In the village itself, the wine shops and the maison du vin pour a wide range by the glass and will happily point you to a property that suits your taste and budget. Out among the vines, dozens of smaller chateaux welcome visitors with a knock or a quick call ahead, and a tasting at one of those, sitting in a courtyard with the owner pouring their own wine, beats any polished commercial cellar. Spit if you are riding a bike back to the boat, because the lanes are narrow and the gendarmes do check.
Beyond the village
If you have more than a day, the Libournais rewards exploring. Pomerol, just to the north-west, is tiny, flat and produces some of the most sought-after wine in the world from unassuming farmhouses. Fronsac, on its hill above the confluence of the Dordogne and the Isle, is underrated and good value. The bastide of Libourne itself deserves an evening, and the river setting makes the whole area feel gentler and less grand than the Medoc.
For anyone treating this as one half of a wider Bordeaux trip, the contrast with the left bank is the whole point, and I have set out that side in the Bordeaux wine chateaux reachable by boat guide. Doing both, turning up the Dordogne for the right bank and up the Garonne for the Medoc, gives you the complete picture of why this estuary built one of the great wine cities of the world.
Practical notes for the visit
A few numbers to plan around:
- Libourne to Saint-Emilion: about 8 km ashore, a few minutes by train or 15 by taxi.

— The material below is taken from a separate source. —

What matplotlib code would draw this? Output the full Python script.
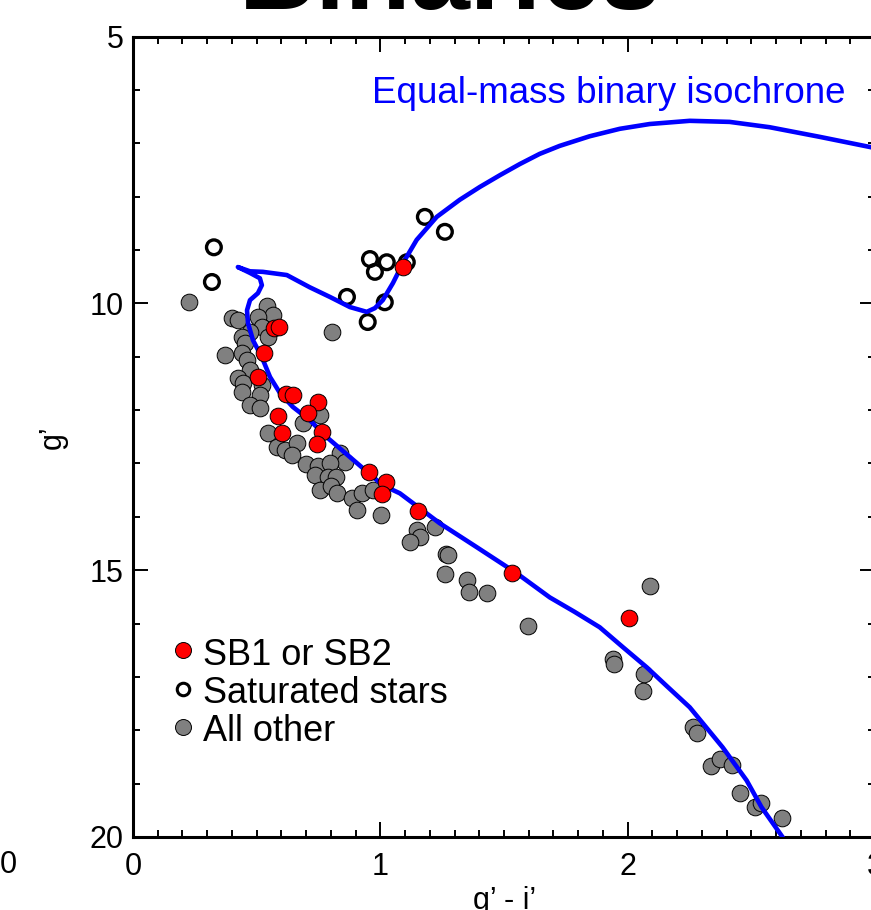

- UNESCO jurisdiction: 8 communes, 5,000 hectares of vines, listed since 1999.
- Mascaret risk: real on coefficients above 90, mostly late spring to autumn at Vayres.

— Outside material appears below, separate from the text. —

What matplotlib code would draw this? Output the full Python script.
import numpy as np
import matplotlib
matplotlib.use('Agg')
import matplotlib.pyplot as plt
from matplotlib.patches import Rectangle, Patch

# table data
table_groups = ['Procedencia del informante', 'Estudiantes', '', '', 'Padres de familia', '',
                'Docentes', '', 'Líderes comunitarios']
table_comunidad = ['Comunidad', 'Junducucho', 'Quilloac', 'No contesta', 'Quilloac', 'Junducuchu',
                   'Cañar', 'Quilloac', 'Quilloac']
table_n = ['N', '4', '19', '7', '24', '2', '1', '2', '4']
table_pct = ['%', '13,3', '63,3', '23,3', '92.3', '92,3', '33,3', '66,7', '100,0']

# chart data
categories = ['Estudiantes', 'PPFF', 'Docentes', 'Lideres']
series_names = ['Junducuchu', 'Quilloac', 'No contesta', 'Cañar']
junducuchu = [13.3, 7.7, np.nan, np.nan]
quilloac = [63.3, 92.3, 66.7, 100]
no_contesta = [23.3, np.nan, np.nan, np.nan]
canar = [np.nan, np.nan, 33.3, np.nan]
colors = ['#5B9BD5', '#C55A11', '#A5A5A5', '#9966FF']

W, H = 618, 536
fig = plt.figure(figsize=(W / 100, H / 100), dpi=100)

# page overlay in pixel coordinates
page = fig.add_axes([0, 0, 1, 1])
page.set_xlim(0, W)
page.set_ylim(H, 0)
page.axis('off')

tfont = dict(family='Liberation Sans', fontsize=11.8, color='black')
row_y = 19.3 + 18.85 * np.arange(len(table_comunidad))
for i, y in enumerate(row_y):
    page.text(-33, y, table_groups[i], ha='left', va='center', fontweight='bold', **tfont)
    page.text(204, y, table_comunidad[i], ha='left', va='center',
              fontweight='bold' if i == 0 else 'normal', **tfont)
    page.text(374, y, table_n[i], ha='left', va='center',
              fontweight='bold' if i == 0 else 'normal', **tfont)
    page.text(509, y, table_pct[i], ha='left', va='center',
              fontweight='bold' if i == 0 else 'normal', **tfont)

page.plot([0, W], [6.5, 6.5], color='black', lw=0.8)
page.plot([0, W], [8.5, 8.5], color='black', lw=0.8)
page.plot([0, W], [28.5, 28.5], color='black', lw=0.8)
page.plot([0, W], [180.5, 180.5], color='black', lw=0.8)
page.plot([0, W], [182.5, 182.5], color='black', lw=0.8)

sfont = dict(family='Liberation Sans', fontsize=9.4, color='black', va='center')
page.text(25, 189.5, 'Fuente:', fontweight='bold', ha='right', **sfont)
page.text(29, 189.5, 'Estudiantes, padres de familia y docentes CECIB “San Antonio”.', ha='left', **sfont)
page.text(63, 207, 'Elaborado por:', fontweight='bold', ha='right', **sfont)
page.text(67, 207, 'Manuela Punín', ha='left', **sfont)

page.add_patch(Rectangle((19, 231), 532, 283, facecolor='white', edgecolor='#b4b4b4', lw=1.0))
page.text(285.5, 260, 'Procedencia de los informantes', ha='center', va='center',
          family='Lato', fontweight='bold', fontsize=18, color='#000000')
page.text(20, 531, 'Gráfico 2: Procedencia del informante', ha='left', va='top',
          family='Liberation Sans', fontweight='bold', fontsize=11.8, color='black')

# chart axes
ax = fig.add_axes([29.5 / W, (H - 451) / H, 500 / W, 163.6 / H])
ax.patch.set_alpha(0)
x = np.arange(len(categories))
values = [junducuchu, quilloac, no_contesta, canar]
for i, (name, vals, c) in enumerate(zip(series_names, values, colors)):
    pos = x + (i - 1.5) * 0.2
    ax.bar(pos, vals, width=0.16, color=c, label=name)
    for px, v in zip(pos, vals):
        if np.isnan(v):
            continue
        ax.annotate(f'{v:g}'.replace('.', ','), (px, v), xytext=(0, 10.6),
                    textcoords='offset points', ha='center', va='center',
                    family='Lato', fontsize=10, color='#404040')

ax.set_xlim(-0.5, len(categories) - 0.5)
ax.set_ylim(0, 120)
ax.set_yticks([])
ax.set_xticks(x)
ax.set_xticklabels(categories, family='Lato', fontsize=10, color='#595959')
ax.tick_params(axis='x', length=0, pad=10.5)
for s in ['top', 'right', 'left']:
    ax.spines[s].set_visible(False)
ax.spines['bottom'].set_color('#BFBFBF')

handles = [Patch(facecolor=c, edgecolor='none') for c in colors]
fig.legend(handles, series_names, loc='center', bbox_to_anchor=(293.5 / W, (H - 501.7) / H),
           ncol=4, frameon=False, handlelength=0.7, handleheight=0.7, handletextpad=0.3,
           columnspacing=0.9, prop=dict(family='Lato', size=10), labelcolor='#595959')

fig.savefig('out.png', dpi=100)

- Tastings: many small estates welcome walk-ins; budget 10 to 30 euros for a guided visit, more at the classified properties.
We arrived at Libourne grumbling about the detour off the main estuary and left two days later having decided it was the best stop of the whole Gironde trip. The wine helped. The village did the rest. If you are already committing to the slog up the Gironde estuary to Bordeaux, turning up the Dordogne for Saint-Emilion costs you very little extra and gives you one of the great wine villages of the world, reached the slow way, from the water.